=== Your instructions ===
Exclude the pictures, then repeat the remaining data exactly.

───── Data segment ─────

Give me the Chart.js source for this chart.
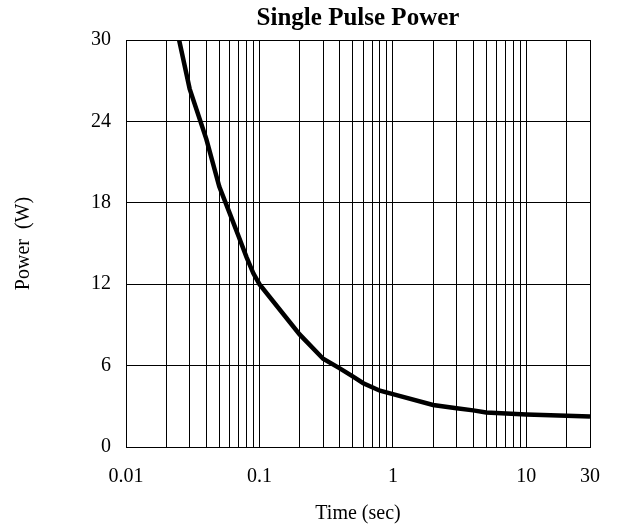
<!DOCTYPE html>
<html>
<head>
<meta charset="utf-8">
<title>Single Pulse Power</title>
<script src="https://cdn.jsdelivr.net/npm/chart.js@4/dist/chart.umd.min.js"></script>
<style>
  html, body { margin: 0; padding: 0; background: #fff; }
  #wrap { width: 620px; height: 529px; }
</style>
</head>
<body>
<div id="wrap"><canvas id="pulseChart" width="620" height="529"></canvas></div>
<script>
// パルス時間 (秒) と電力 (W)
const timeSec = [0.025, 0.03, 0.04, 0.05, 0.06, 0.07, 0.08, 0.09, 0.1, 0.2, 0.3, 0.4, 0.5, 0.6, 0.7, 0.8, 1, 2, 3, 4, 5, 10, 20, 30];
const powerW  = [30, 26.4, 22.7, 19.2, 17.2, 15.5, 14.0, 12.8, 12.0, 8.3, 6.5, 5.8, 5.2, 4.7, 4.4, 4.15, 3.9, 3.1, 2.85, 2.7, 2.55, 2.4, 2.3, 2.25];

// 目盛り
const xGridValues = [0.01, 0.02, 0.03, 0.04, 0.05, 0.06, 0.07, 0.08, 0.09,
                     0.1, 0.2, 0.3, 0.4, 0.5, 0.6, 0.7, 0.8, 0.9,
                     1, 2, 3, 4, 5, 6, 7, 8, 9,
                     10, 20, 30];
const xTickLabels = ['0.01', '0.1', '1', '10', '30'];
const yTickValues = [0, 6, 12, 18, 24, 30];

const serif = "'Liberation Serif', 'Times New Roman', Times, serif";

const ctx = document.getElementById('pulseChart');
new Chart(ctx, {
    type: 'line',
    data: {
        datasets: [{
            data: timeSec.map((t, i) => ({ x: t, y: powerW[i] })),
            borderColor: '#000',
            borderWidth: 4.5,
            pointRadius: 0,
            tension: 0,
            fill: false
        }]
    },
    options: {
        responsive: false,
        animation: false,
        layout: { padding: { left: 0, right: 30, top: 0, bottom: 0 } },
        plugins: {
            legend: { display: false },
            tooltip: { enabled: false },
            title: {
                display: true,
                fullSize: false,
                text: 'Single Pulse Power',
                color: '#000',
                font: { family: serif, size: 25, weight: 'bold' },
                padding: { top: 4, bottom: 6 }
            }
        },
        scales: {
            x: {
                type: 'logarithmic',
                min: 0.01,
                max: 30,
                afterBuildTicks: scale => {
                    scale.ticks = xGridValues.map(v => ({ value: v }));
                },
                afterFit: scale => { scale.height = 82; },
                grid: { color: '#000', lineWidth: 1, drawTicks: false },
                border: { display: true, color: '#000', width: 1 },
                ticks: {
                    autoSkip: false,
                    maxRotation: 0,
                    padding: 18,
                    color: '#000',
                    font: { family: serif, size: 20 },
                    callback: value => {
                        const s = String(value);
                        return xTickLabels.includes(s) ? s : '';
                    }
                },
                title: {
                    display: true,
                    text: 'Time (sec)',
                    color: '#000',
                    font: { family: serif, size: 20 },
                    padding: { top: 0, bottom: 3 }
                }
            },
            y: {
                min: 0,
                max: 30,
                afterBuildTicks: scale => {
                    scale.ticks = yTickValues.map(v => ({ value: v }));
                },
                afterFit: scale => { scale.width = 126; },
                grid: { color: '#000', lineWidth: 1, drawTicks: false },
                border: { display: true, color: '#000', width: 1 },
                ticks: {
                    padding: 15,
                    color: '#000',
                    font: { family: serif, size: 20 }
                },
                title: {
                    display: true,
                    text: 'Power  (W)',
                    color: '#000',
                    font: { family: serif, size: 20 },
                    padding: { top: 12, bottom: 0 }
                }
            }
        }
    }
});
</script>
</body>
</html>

─────

=== Full response ===
Give me the Chart.js source for this chart.
<!DOCTYPE html>
<html>
<head>
<meta charset="utf-8">
<title>Single Pulse Power</title>
<script src="https://cdn.jsdelivr.net/npm/chart.js@4/dist/chart.umd.min.js"></script>
<style>
  html, body { margin: 0; padding: 0; background: #fff; }
  #wrap { width: 620px; height: 529px; }
</style>
</head>
<body>
<div id="wrap"><canvas id="pulseChart" width="620" height="529"></canvas></div>
<script>
// パルス時間 (秒) と電力 (W)
const timeSec = [0.025, 0.03, 0.04, 0.05, 0.06, 0.07, 0.08, 0.09, 0.1, 0.2, 0.3, 0.4, 0.5, 0.6, 0.7, 0.8, 1, 2, 3, 4, 5, 10, 20, 30];
const powerW  = [30, 26.4, 22.7, 19.2, 17.2, 15.5, 14.0, 12.8, 12.0, 8.3, 6.5, 5.8, 5.2, 4.7, 4.4, 4.15, 3.9, 3.1, 2.85, 2.7, 2.55, 2.4, 2.3, 2.25];

// 目盛り
const xGridValues = [0.01, 0.02, 0.03, 0.04, 0.05, 0.06, 0.07, 0.08, 0.09,
                     0.1, 0.2, 0.3, 0.4, 0.5, 0.6, 0.7, 0.8, 0.9,
                     1, 2, 3, 4, 5, 6, 7, 8, 9,
                     10, 20, 30];
const xTickLabels = ['0.01', '0.1', '1', '10', '30'];
const yTickValues = [0, 6, 12, 18, 24, 30];

const serif = "'Liberation Serif', 'Times New Roman', Times, serif";

const ctx = document.getElementById('pulseChart');
new Chart(ctx, {
    type: 'line',
    data: {
        datasets: [{
            data: timeSec.map((t, i) => ({ x: t, y: powerW[i] })),
            borderColor: '#000',
            borderWidth: 4.5,
            pointRadius: 0,
            tension: 0,
            fill: false
        }]
    },
    options: {
        responsive: false,
        animation: false,
        layout: { padding: { left: 0, right: 30, top: 0, bottom: 0 } },
        plugins: {
            legend: { display: false },
            tooltip: { enabled: false },
            title: {
                display: true,
                fullSize: false,
                text: 'Single Pulse Power',
                color: '#000',
                font: { family: serif, size: 25, weight: 'bold' },
                padding: { top: 4, bottom: 6 }
            }
        },
        scales: {
            x: {
                type: 'logarithmic',
                min: 0.01,
                max: 30,
                afterBuildTicks: scale => {
                    scale.ticks = xGridValues.map(v => ({ value: v }));
                },
                afterFit: scale => { scale.height = 82; },
                grid: { color: '#000', lineWidth: 1, drawTicks: false },
                border: { display: true, color: '#000', width: 1 },
                ticks: {
                    autoSkip: false,
                    maxRotation: 0,
                    padding: 18,
                    color: '#000',
                    font: { family: serif, size: 20 },
                    callback: value => {
                        const s = String(value);
                        return xTickLabels.includes(s) ? s : '';
                    }
                },
                title: {
                    display: true,
                    text: 'Time (sec)',
                    color: '#000',
                    font: { family: serif, size: 20 },
                    padding: { top: 0, bottom: 3 }
                }
            },
            y: {
                min: 0,
                max: 30,
                afterBuildTicks: scale => {
                    scale.ticks = yTickValues.map(v => ({ value: v }));
                },
                afterFit: scale => { scale.width = 126; },
                grid: { color: '#000', lineWidth: 1, drawTicks: false },
                border: { display: true, color: '#000', width: 1 },
                ticks: {
                    padding: 15,
                    color: '#000',
                    font: { family: serif, size: 20 }
                },
                title: {
                    display: true,
                    text: 'Power  (W)',
                    color: '#000',
                    font: { family: serif, size: 20 },
                    padding: { top: 12, bottom: 0 }
                }
            }
        }
    }
});
</script>
</body>
</html>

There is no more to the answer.